THE PROBLEM: Using the listing below, select the lines with the word "chart" and copy them.

─── MATERIAL ───

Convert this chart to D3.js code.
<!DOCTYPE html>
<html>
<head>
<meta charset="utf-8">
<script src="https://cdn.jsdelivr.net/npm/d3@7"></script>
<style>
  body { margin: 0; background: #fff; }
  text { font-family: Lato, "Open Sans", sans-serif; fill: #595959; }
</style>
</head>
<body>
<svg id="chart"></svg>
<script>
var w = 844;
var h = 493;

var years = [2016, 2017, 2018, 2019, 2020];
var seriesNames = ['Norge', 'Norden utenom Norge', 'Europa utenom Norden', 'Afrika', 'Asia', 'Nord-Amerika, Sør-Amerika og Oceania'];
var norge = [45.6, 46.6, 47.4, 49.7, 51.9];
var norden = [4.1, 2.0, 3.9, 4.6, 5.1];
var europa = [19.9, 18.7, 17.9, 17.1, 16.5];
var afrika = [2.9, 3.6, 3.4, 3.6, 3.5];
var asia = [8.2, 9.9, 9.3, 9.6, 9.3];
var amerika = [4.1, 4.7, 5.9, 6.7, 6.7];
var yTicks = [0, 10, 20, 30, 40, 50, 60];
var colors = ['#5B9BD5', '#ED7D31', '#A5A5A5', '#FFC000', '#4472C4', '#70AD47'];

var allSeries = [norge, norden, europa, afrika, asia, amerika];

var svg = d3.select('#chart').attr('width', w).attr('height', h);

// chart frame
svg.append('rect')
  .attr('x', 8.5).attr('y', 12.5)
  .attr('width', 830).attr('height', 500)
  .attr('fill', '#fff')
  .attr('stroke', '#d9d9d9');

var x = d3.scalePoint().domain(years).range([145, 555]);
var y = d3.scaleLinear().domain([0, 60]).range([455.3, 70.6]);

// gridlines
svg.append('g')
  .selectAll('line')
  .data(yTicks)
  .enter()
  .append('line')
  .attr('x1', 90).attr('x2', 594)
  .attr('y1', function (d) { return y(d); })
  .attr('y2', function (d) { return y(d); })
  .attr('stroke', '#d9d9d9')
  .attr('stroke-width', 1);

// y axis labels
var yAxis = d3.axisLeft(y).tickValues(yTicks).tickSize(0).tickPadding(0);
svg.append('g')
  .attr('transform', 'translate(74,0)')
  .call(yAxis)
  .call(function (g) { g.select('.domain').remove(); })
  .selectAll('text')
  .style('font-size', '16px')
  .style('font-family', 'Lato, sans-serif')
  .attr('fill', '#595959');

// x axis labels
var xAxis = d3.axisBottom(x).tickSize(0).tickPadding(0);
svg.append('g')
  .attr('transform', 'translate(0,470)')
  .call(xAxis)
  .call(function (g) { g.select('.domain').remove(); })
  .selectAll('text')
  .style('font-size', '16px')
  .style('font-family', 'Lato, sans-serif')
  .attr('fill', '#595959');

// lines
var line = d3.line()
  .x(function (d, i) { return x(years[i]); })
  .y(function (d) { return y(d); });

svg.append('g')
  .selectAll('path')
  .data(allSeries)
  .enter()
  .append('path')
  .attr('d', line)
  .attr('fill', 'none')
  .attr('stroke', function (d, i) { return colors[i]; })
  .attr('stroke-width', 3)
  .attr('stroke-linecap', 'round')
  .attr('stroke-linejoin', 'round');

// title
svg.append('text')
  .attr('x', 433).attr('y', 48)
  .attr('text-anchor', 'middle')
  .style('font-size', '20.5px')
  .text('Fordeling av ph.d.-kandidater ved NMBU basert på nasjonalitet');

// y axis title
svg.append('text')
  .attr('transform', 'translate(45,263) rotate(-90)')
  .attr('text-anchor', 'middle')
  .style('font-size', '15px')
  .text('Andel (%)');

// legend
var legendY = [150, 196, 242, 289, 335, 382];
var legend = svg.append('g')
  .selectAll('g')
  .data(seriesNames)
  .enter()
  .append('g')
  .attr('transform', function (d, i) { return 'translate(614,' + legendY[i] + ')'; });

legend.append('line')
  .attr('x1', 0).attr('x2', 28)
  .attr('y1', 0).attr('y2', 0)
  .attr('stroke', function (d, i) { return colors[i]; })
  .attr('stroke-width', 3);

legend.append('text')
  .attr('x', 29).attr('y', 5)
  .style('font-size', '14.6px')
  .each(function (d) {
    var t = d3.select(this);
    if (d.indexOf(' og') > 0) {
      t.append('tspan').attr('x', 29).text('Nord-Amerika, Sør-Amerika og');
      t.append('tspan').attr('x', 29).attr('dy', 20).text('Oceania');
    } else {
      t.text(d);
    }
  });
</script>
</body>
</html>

───

TASK SOLUTION:
Convert this chart to D3.js code.
<svg id="chart"></svg>
var svg = d3.select('#chart').attr('width', w).attr('height', h);
// chart frame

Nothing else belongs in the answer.